BC Premier Christy Clarke made it clear in an interview with Global after 65,000 signatures were presented from the Green Party that there will be changes made in the near future, but as of the time of this writing, it is a little vague what those changes will be. She has stated that there will be ‘incremental changes’. “I think in terms of wholesale change, it’s going to take a little longer for us to work through some of that, but you will see some things in this budget.” One really positive change that has been announced is that single parents will no longer pay premiums for their kids, paying the ‘singles’ rate of $75 per month rather than the $150. But the province is not willing at this point to do anything too drastic.
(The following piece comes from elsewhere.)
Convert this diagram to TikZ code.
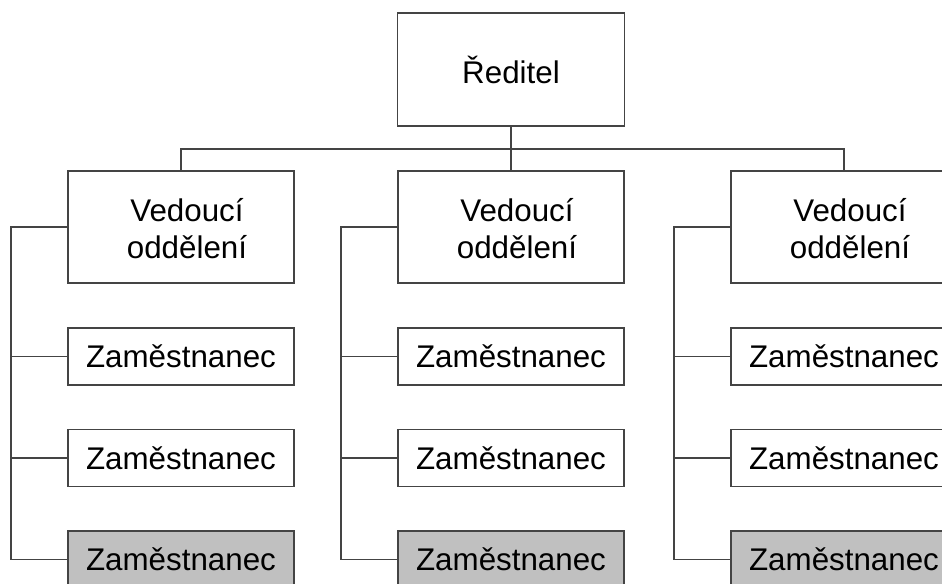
\documentclass[tikz,border=0pt]{standalone}
\usepackage{fontspec}
\setmainfont{Liberation Sans}
\definecolor{linegray}{RGB}{68,68,68}
\definecolor{boxgray}{RGB}{192,192,192}
\begin{document}
\begin{tikzpicture}[x=0.75pt,y=-0.75pt,
    line width=1.1pt, draw=linegray,
    boxbase/.style={draw=linegray, line width=1.1pt, inner sep=0pt,
      font=\fontsize{23.5}{27.75}\selectfont, align=center},
    chief/.style={boxbase, minimum width=170.25pt, minimum height=84.75pt},
    lead/.style={boxbase, minimum width=169.5pt, minimum height=84pt},
    emp/.style={boxbase, minimum width=169.5pt, minimum height=42.5pt, fill=white},
    lastemp/.style={emp, fill=boxgray},
    leadtext/.style={inner sep=0pt, font=\fontsize{23.5}{27.75}\selectfont, align=center}]
    \useasboundingbox (0,0) rectangle (942,583);
    \clip (0,0) rectangle (942,583);
    % top
    \node[chief] (r) at (511,69.5) {Ředitel};
    \coordinate (h) at (511,149);
    \draw[linegray] (r.south) -- (h);
    % columns
    \foreach \c/\x in {1/181, 2/511, 3/844} {
        \node[lead] (v\c) at (\x,227) {};
        \node[leadtext] (vt\c) at (\x+6,229) {Vedoucí\\oddělení};
        \node[emp] (za\c) at (\x,356.5) {Zaměstnanec};
        \node[emp] (zb\c) at (\x,458) {Zaměstnanec};
        \node[lastemp] (zc\c) at (\x,559.5) {Zaměstnanec};
        \draw[linegray] (h) -| (v\c.north);
        \coordinate (s\c) at (\x-170,227);
        \draw[linegray] (v\c.west) -- (s\c) |- (zc\c.west);
        \draw[linegray] (s\c |- za\c.west) -- (za\c.west);
        \draw[linegray] (s\c |- zb\c.west) -- (zb\c.west);
    }
\end{tikzpicture}
\end{document}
Finance Minister Mike de Jong insists that “health care is not free.” He says if the premium is attached to income, taxpayers won’t have the understanding their money is going to health care. In other provinces (Ontario is the system many are comparing BC to), the MSP is tied to the income tax so it is on a sliding scale depending on income. BC alone insists on billing per person and at a higher rate than most other provinces would allow without a very high income to support it.
At the beginning of February the Canadian Taxpayers Federation claimed that over $462 million in payments were overdue by BC citizens. For a large family at the $30,000 annual income mark, paying their MSP might take a backseat to other more pressing concerns; rent, food and the other expenses that come with raising children. The Canadian Taxpayers Federation is also calling for a ‘MSP tax freeze’, saying rates have risen faster than inflation — and health care costs. Many are vocally criticising the current system as a ‘cash grab’ by the Liberal government.
Alberta has changed their MSP system this year so that those with a household income under $50,000 do not pay a premium.